▶ Data lines:
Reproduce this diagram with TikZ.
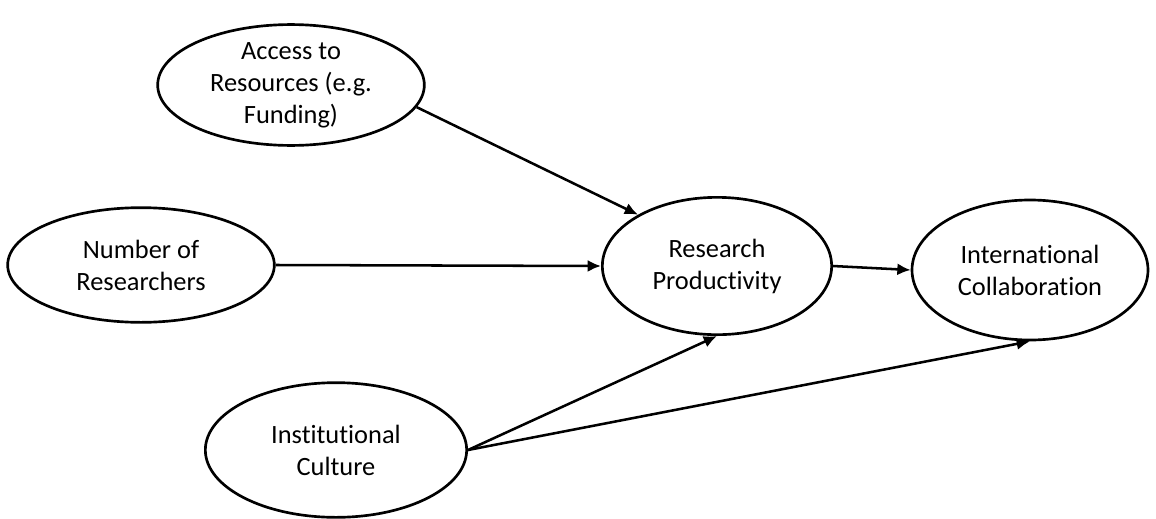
\documentclass[tikz,border=0pt]{standalone}
\usepackage{fontspec}
\setmainfont{Carlito}[Ligatures={TeX,NoCommon}]
\usetikzlibrary{shapes.geometric,arrows.meta}
\tikzset{
  factor/.style={ellipse,draw=black,line width=2pt,inner sep=0pt,align=center,
    font=\fontsize{19.8}{24}\selectfont},
  link/.style={line width=1.9pt,-{Latex[length=10pt,width=9pt]}}
}
\begin{document}
\begin{tikzpicture}[x=0.75pt,y=-0.75pt]
\useasboundingbox (0,0) rectangle (1156,518);
\node [factor,minimum width=200pt,minimum height=87pt] (acc) at (291,85) {Access to\\Resources (e.g.\\Funding)};
\node [factor,minimum width=200pt,minimum height=86pt] (num) at (141,265) {Number of\\Researchers};
\node [factor,minimum width=172pt,minimum height=103pt] (res) at (717,266) {Research\\Productivity};
\node [factor,minimum width=177pt,minimum height=105pt] (intl) at (1030,270) {International\\Collaboration};
\node [factor,minimum width=196pt,minimum height=101pt] (inst) at (336,450) {Institutional\\Culture};
\draw [link] (acc.-10) -- (res.147);
\draw [link] (num.east) -- (res.west);
\draw [link] (res.east) -- (intl.west);
\draw [link] (inst.east) -- (res.south);
\draw [link] (inst.east) -- (intl.south);
\end{tikzpicture}
\end{document}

▶ Short problem: The listing above must be printed again exactly, minus its pictures.

▶ Worked answer:
Reproduce this diagram with TikZ.
\documentclass[tikz,border=0pt]{standalone}
\usepackage{fontspec}
\setmainfont{Carlito}[Ligatures={TeX,NoCommon}]
\usetikzlibrary{shapes.geometric,arrows.meta}
\tikzset{
  factor/.style={ellipse,draw=black,line width=2pt,inner sep=0pt,align=center,
    font=\fontsize{19.8}{24}\selectfont},
  link/.style={line width=1.9pt,-{Latex[length=10pt,width=9pt]}}
}
\begin{document}
\begin{tikzpicture}[x=0.75pt,y=-0.75pt]
\useasboundingbox (0,0) rectangle (1156,518);
\node [factor,minimum width=200pt,minimum height=87pt] (acc) at (291,85) {Access to\\Resources (e.g.\\Funding)};
\node [factor,minimum width=200pt,minimum height=86pt] (num) at (141,265) {Number of\\Researchers};
\node [factor,minimum width=172pt,minimum height=103pt] (res) at (717,266) {Research\\Productivity};
\node [factor,minimum width=177pt,minimum height=105pt] (intl) at (1030,270) {International\\Collaboration};
\node [factor,minimum width=196pt,minimum height=101pt] (inst) at (336,450) {Institutional\\Culture};
\draw [link] (acc.-10) -- (res.147);
\draw [link] (num.east) -- (res.west);
\draw [link] (res.east) -- (intl.west);
\draw [link] (inst.east) -- (res.south);
\draw [link] (inst.east) -- (intl.south);
\end{tikzpicture}
\end{document}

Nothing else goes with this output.